I must now briefly say a few words upon the Atlantic telegraph, and the great depths of the ocean. This subject would alone occupy an evening. I shall therefore only allude to a few general points in connection with it.

The great depths of the Atlantic have until within these very few years remained unknown. It has been stated that Sir John Ross sounded in the Pacific with a line of 10,000 fathoms, or about 11 miles, without touching bottom. Scientific men had also come to a conclusion that the greatest depths of the ocean did not exceed eight or nine miles, and the uncertainty as respects all former attempts at deep sea soundings, appears to have been very great, and in some cases it was supposed to be fathomless, eleven miles of wire having been cast out without touching bottom. At last it was proved that by a common twine thread, for a sounding line, and a cannon ball of 60 lbs. weight, for a sinker, attached, the line being allowed to run from the reel as fast as the ball would take it, (care being had to pay it out from a boat, which could be kept stationary to maintain the line as perpendicular as possible,) correct soundings could be obtained.

The essential point was to time each hundred fathom as it ran out; and by always using a line of the same size and a sinker of the same weight and shape, a law of descent was established by the time of descent, as it was found that 2 minutes and 21 seconds became the average descent from 400 to 500 fathoms, and

3 min. 26 secs. 1000 to 1100 fathoms
4 " 29 " 1800 to 1900 "

By this decreased ratio of descent it could be ascertained the moment the line touched the bottom, for when this took place the currents would sweep the line out, at a uniform rate, whereas the cannon ball, while it continued to descend, would drag it out at a decreasing rate.

A contrivance was also made by which the ball would detach itself, quills being inserted at the end which passed through the hollow of the ball. Specimens of the bottom were thus brought up by the quills, on the ball striking the bottom, which proved to consist of the most minute microscopic shells.

The greatest depths which have been reached by these means in the North Atlantic Ocean have been 25,000 feet.

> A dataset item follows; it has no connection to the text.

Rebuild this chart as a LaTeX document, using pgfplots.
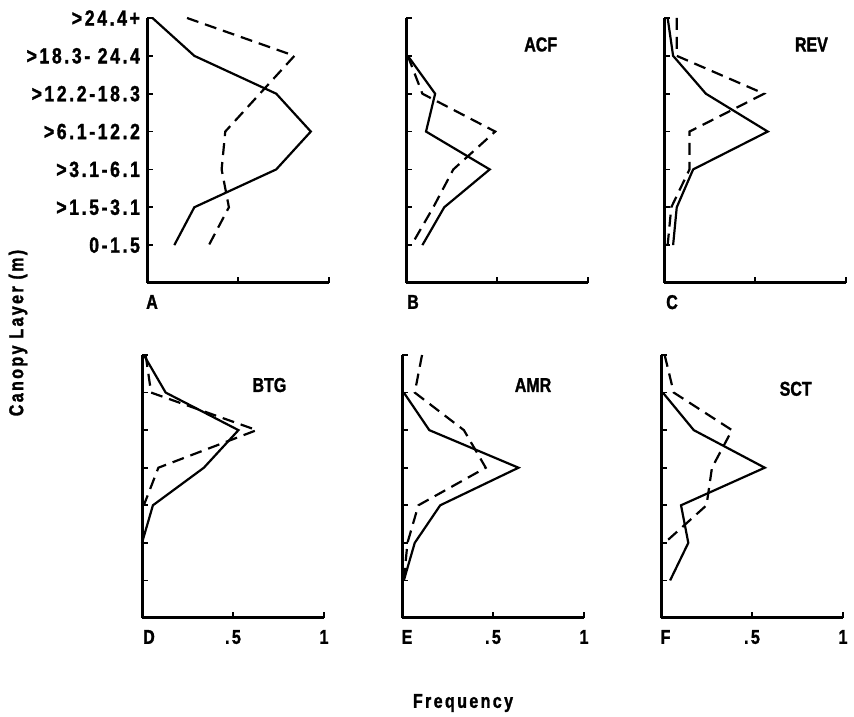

It was some two years since, when Mr. Faraday was explaining the subject of induction, that a fact was named to him of a current being obtained from a length of 300 miles of gutta-percha covered wire half an hour after contact with the battery. I remember speaking to him on the subject, and enquiring if he did not believe this difficulty was to be overcome, and I received from him every encouragement to hope it might; but it at once became necessary that this point should be cleared up, or it would be folly to pursue the subject of the union of America with this country by electricity. I at once earnestly urged on Mr. Whitehouse to take up this subject, and pursue it independently of every other experiment, and a successful result was at last arrived at on 1000 miles and upwards of a continuous line in the submarine wires in the several cables, when lying in the docks. It did not rest upon one but many thousand experiments; it was further proved on 2000 miles of subterranean wire in the presence of Professor Morse, while in this country, and beats from 230 to 270 per minute were recorded, or equal to twelve to fifteen words per minute.

In the Atlantic cable the copper or conducting wire is composed of seven twisted wires formed into one, thus avoiding the danger of a flaw, which any single wire might be subject to; three separate coats of gutta-percha are then laid one over the other, the wire being thus perfectly insulated. This gutta-percha core passes and repasses in the course of its manufacture no less a length than 40,000 miles. The outer iron wires, of which there are 126 to each mile, are twisted into strands each containing seven wires, making an aggregate of 315,000 miles to the 2500 miles of cable. The construction of the cable is under the control of Messrs. Bright and Whitehouse.

The ultimate union of America with Europe by electricity may now be considered a certainty. Providence has placed this object within our reach; there are no practical impossibilities in the way of its accomplishment; and those united with us in the undertaking do not regard the means required in comparison to the good to be accomplished.